Taking Passengers

Taking Passengers 2018-09-04T16:36:01-06:00

Motorsport has its inherent risks. It is our opinion that these risks more than double when a passenger is in the vehicle. Therefore, taking passengers is considered a privilege … not an entitlement or a right.

Most people understand that risk doubles when a second person is in the vehicle … that’s just simple math. But you may be asking yourself why we believe it MORE than doubles. Our experience is that a passenger in the car often distracts the driver. The driver can be distracted in several ways: by their own desire to explain what is happening as they drive; by their desire to drive a little closer to their limits to demonstrate talent; by the presence of someone recording video; and sometimes even by the unexpected actions of the passenger (such as reaching for one of the controls, or becoming carsick). And several of these factors may be present simultaneously.

In motorsport, a passenger is referred to as an “innocent”. This is because the passenger cannot know what risk the driver will expose them to, and has no control over that risk once on track. The passenger has neither a brake pedal nor a steering wheel. The driver must therefore choose to drive at an intensity level that mitigates potential risk to their innocent passenger.

Age and experience are also factors. We find less experienced and less mature drivers are the most likely to underestimate risk, which means they are more likely to expose their passengers to an unnecessary level of risk.

How Does A Driver Mitigate The Risk to Their Passenger?

The driver must choose to remain 100% in control of the vehicle at all times. No showing off. No trying a different line. No tailgating. No ‘Hail Mary’ passes. No timed lapping (that includes your own timing devices). And no testing the limits of your driving skills or your vehicle.

The driver’s primary duty is to protect their passenger. Protecting your passenger means choosing to drive at a lower intensity level. Making this choice leaves a much greater margin for recovery should you or another driver make an error.

There are no excuses for failing to put a passenger’s safety first.

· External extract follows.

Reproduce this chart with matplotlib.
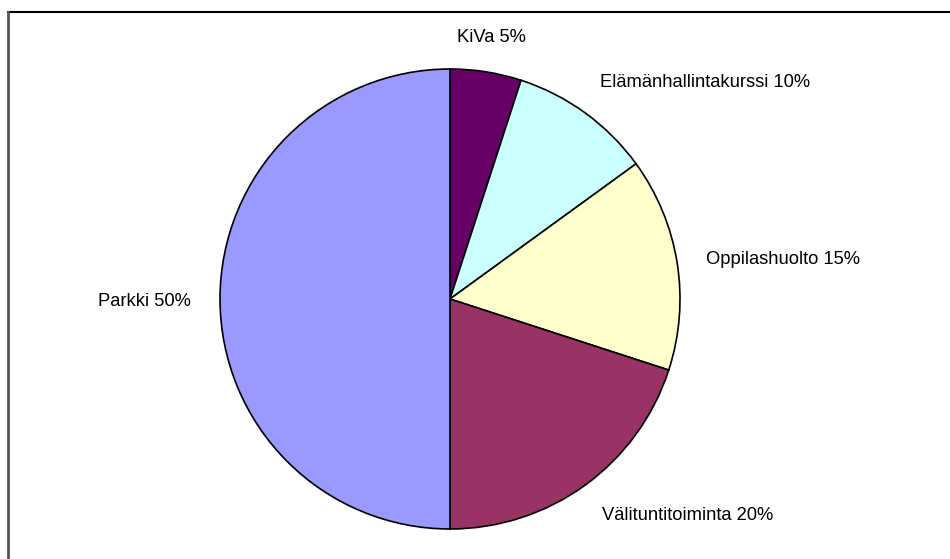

Not unexpected distractions, nor adverse track conditions, nor time constraints, nor the actions of other drivers. A passenger’s safety is entirely the driver’s responsibility, and putting the passenger first involves making a conscious choice.

Who May Take A Passenger?

Drivers are NOT permitted to take passengers during Time Attack.

Drivers who wish to become authorized to take passengers in non-timed sessions must demonstrate the following BEFORE being permitted to take a passenger:

  • intimate knowledge of the track they are driving,
  • ability to drive safely at track speeds, within their limits and the limits of their vehicle,
  • ability to remain focussed on their driving even in the event a passenger distracts them, and
  • maturity necessary to put the passenger’s safety ahead of all other considerations.

The only way we can reasonably verify the above is by observing a driver over time. Our minimum requirement is four (4) previous Track Junkies track days WITHOUT INCIDENT (“incident” includes anything considered adverse, be it contact, going off track, or requiring discipline). This is a minimum … if there are indications a driver may not be a good candidate for taking passengers, please remember our highest duty is to protect an innocent passenger from harm.

In addition to observation, passengers MUST be provided the same level of safety equipment as the driver.  This includes HANS and 5- or 6-point restraints if the driver is using same. Roll bars and cages (if equipped) MUST protect the passenger and driver equally.

A driver who has an incident while a passenger is in the car will be considered to have demonstrated they are not choosing to put their passenger’s safety first, and will not be permitted to take passengers.

How Will You Know Whether I’m Incident Free?

Our trackside safety marshals are our eyes and ears. They can see 100% of the track and are in radio contact at all times. After each event, we log all the incidents that were reported. So we’re just going to check your log.